Saya sering mendengar orang mengatakan agar kita jangan terlalu menganggap asing lebih hebat dari kita. Saya tidak sepenuhnya setuju dengan pernyataan ini. Dengan rendah hati, terpaksa harus kita akui bahwa mereka jauh di depan kita dalam banyak hal. Kita perlu banyak belajar dari kemajuan yang sudah mereka rasakan. Adalah sangat naif jika kita meniadakan hal tersebut atas nama keangkuhan kita sebagai bangsa yang katanya besar dan kaya.
Mungkin inilah yang menjadi penyebab negara kita tertinggal dalam banyak hal. Dari dahulu, pemikiran kita dicekoki dengan paham bahwa Indonesia adalah negara yang sangat kaya. Ini membuat bangsa kita tumbuh menjadi bangsa yang pemalas karena menganggap diri sudah kaya. Toh tanpa bekerja keras juga kita masih bisa bertahan hidup. Jepang tumbuh menjadi negara yang maju karena mereka sadar bahwa negara mereka adalah negara yang susah. Mereka butuh kerja keras walaupun hanya untuk sekedar dapat bertahan hidup.
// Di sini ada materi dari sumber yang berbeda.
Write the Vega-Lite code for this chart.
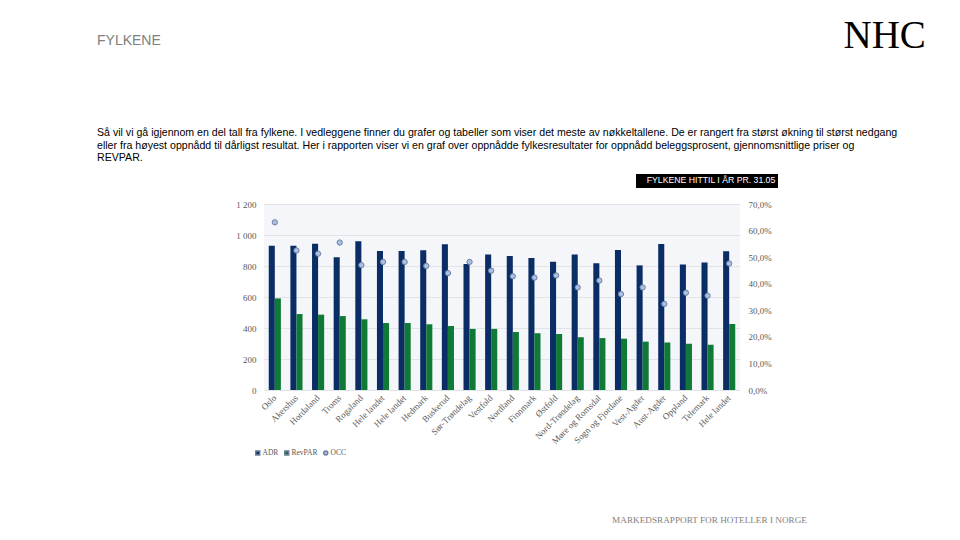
{
  "$schema": "https://vega.github.io/schema/vega-lite/v6.json",
  "width": 476,
  "height": 186,
  "autosize": {"type": "none"},
  "padding": {"left": 264, "top": 204, "right": 220, "bottom": 150},
  "background": "white",
  "title": {
    "text": "FYLKENE",
    "subtitle": [
      "Så vil vi gå igjennom en del tall fra fylkene. I vedleggene finner du grafer og tabeller som viser det meste av nøkkeltallene. De er rangert fra størst økning til størst nedgang",
      "eller fra høyest oppnådd til dårligst resultat.  Her i rapporten viser vi en graf over oppnådde fylkesresultater for oppnådd beleggsprosent, gjennomsnittlige priser og",
      "REVPAR."
    ],
    "anchor": "start",
    "frame": "group",
    "dx": -167,
    "dy": 188,
    "offset": 40,
    "font": "Liberation Sans",
    "fontSize": 14,
    "fontWeight": "normal",
    "color": "#808080",
    "subtitleFont": "Liberation Sans",
    "subtitleFontSize": 10.6,
    "subtitleColor": "#000000",
    "subtitleLineHeight": 12.7,
    "subtitlePadding": 80
  },
  "config": {
    "view": {"fill": "#f4f6f9", "stroke": null},
    "axis": {
      "domain": false,
      "ticks": false,
      "labelFont": "Liberation Serif",
      "labelFontSize": 9,
      "labelColor": "#595959"
    }
  },
  "data": {
    "values": [
      {"name": "Oslo", "ADR": 930, "RevPAR": 591, "OCC": 0.631},
      {"name": "Akershus", "ADR": 930, "RevPAR": 490, "OCC": 0.525},
      {"name": "Hordaland", "ADR": 944, "RevPAR": 486, "OCC": 0.513},
      {"name": "Troms", "ADR": 856, "RevPAR": 477, "OCC": 0.555},
      {"name": "Rogaland", "ADR": 959, "RevPAR": 456, "OCC": 0.470},
      {"name": "Hele landet", "ADR": 897, "RevPAR": 432, "OCC": 0.482},
      {"name": "Hele landet\u200b", "ADR": 897, "RevPAR": 432, "OCC": 0.482},
      {"name": "Hedmark", "ADR": 901, "RevPAR": 424, "OCC": 0.467},
      {"name": "Buskerud", "ADR": 940, "RevPAR": 413, "OCC": 0.440},
      {"name": "Sør-Trøndelag", "ADR": 813, "RevPAR": 394, "OCC": 0.482},
      {"name": "Vestfold", "ADR": 875, "RevPAR": 394, "OCC": 0.449},
      {"name": "Nordland", "ADR": 864, "RevPAR": 374, "OCC": 0.428},
      {"name": "Finnmark", "ADR": 852, "RevPAR": 366, "OCC": 0.423},
      {"name": "Østfold", "ADR": 828, "RevPAR": 361, "OCC": 0.431},
      {"name": "Nord-Trøndelag", "ADR": 875, "RevPAR": 340, "OCC": 0.386},
      {"name": "Møre og Romsdal", "ADR": 817, "RevPAR": 335, "OCC": 0.412},
      {"name": "Sogn og Fjordane", "ADR": 903, "RevPAR": 331, "OCC": 0.361},
      {"name": "Vest-Agder", "ADR": 804, "RevPAR": 312, "OCC": 0.386},
      {"name": "Aust-Agder", "ADR": 942, "RevPAR": 307, "OCC": 0.324},
      {"name": "Oppland", "ADR": 809, "RevPAR": 299, "OCC": 0.366},
      {"name": "Telemark", "ADR": 822, "RevPAR": 292, "OCC": 0.355},
      {"name": "Hele landet\u200b\u200b", "ADR": 895, "RevPAR": 426, "OCC": 0.476}
    ]
  },
  "encoding": {
    "x": {
      "field": "name",
      "type": "nominal",
      "sort": null,
      "scale": {"paddingInner": 0.44, "paddingOuter": 0.22},
      "axis": {
        "labelAngle": -45,
        "labelAlign": "right",
        "labelBaseline": "middle",
        "labelPadding": 6,
        "title": "MARKEDSRAPPORT FOR HOTELLER I NORGE",
        "titleX": 445,
        "titleY": 132,
        "titleAlign": "center",
        "titleBaseline": "alphabetic",
        "titleFont": "Liberation Serif",
        "titleFontSize": 9.2,
        "titleFontWeight": "normal",
        "titleColor": "#7f7f7f"
      }
    }
  },
  "layer": [
    {
      "transform": [{"fold": ["ADR", "RevPAR"], "as": ["key", "value"]}],
      "mark": {"type": "bar"},
      "encoding": {
        "xOffset": {"field": "key", "type": "nominal", "sort": ["ADR", "RevPAR"], "scale": {"paddingInner": 0, "paddingOuter": 0}},
        "y": {
          "field": "value",
          "type": "quantitative",
          "scale": {"domain": [0, 1200]},
          "axis": {
            "orient": "left",
            "title": null,
            "values": [0, 200, 400, 600, 800, 1000, 1200],
            "labelExpr": "replace(format(datum.value, ','), ',', ' ')",
            "labelPadding": 8,
            "grid": true,
            "gridColor": "#e1e3e7",
            "gridWidth": 1
          }
        },
        "color": {
          "field": "key",
          "type": "nominal",
          "scale": {"domain": ["ADR", "RevPAR", "OCC"], "range": ["#0b2d66", "#0e7a36", "#a9c1e8"]},
          "legend": {
            "orient": "none",
            "legendX": -10,
            "legendY": 245,
            "direction": "horizontal",
            "title": null,
            "labelFont": "Liberation Serif",
            "labelFontSize": 7.5,
            "labelColor": "#595959",
            "symbolSize": 16,
            "labelOffset": 1,
            "columnPadding": 2
          }
        },
        "strokeDash": {
          "datum": "FYLKENE HITTIL I ÅR PR. 31.05",
          "type": "nominal",
          "legend": {
            "orient": "none",
            "legendX": 372,
            "legendY": -30,
            "title": null,
            "fillColor": "#000000",
            "padding": 2,
            "labelColor": "#ffffff",
            "labelFont": "Liberation Sans",
            "labelFontSize": 8.7,
            "symbolOpacity": 0,
            "symbolSize": 0,
            "symbolStrokeWidth": 0,
            "labelOffset": 0
          }
        }
      }
    },
    {
      "transform": [{"fold": ["OCC"], "as": ["key", "value"]}],
      "mark": {"type": "point", "filled": true, "size": 28, "stroke": "#6f7f9c", "strokeWidth": 1, "opacity": 1},
      "encoding": {
        "y": {
          "field": "value",
          "type": "quantitative",
          "scale": {"domain": [0, 0.7]},
          "axis": {
            "orient": "right",
            "values": [0, 0.1, 0.2, 0.3, 0.4, 0.5, 0.6, 0.7],
            "labelExpr": "replace(format(datum.value, '.1%'), '.', ',')",
            "labelPadding": 8,
            "grid": false,
            "title": "NHC",
            "titleAngle": 0,
            "titleX": 103,
            "titleY": -157,
            "titleAlign": "left",
            "titleBaseline": "alphabetic",
            "titleFont": "Liberation Serif",
            "titleFontSize": 39,
            "titleFontWeight": "normal",
            "titleColor": "#000000"
          }
        },
        "color": {"field": "key", "type": "nominal"},
        "shape": {
          "field": "key",
          "type": "nominal",
          "scale": {"domain": ["ADR", "RevPAR", "OCC"], "range": ["square", "square", "circle"]}
        }
      }
    }
  ],
  "resolve": {"scale": {"y": "independent"}}
}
Kembali ke topik awal, lantas apakah kita harus membebaskan asing untuk menguasai Indonesia? Bukan seperti itu juga yang ideal menurut saya. Sampai sekarang saya masih menganggap bahwa titik ideal dalam segala hal itu adalah ketika kita mencapai titik keseimbangan atau balance. Berarti dalam hal ini, pola yang ideal adalah ketika kekuatan atau porsi antara berbagai pihak itu seimbang. Nah yang menjadi permasalahan sekarang adalah, seperti apakah yang seimbang itu? Apakah komposisi 50:50 adalah yang disebut dengan seimbang? Tidak, makna keseimbangan tidaklah sesederhana dan segampang itu.
Menurut saya, Indonesia sudah berada di jalur yang tepat saat ini. Asing tersebut memang perlu dikontrol, tetapi bukan berarti kita harus meniadakan keberadaan mereka. Disinilah butuh peran pemerintah yang visioner untuk membuat regulasi yang bukan sekedar baik, tetapi juga harus bijaksana. Namun yang menjadi masalah lagi adalah, apakah ukuran kebijakan yang bijaksana itu? Bukankah bijaksana menurut satu pihak belum tentu bijaksana menurut pihak yang lain? Apakah memang ada standar atau konsensus untuk mengukur hal tersebut? Ah, segala sesuatunya memang sangat rumit kalau sudah melibatkan manusia dengan berbagai keberagamannya!!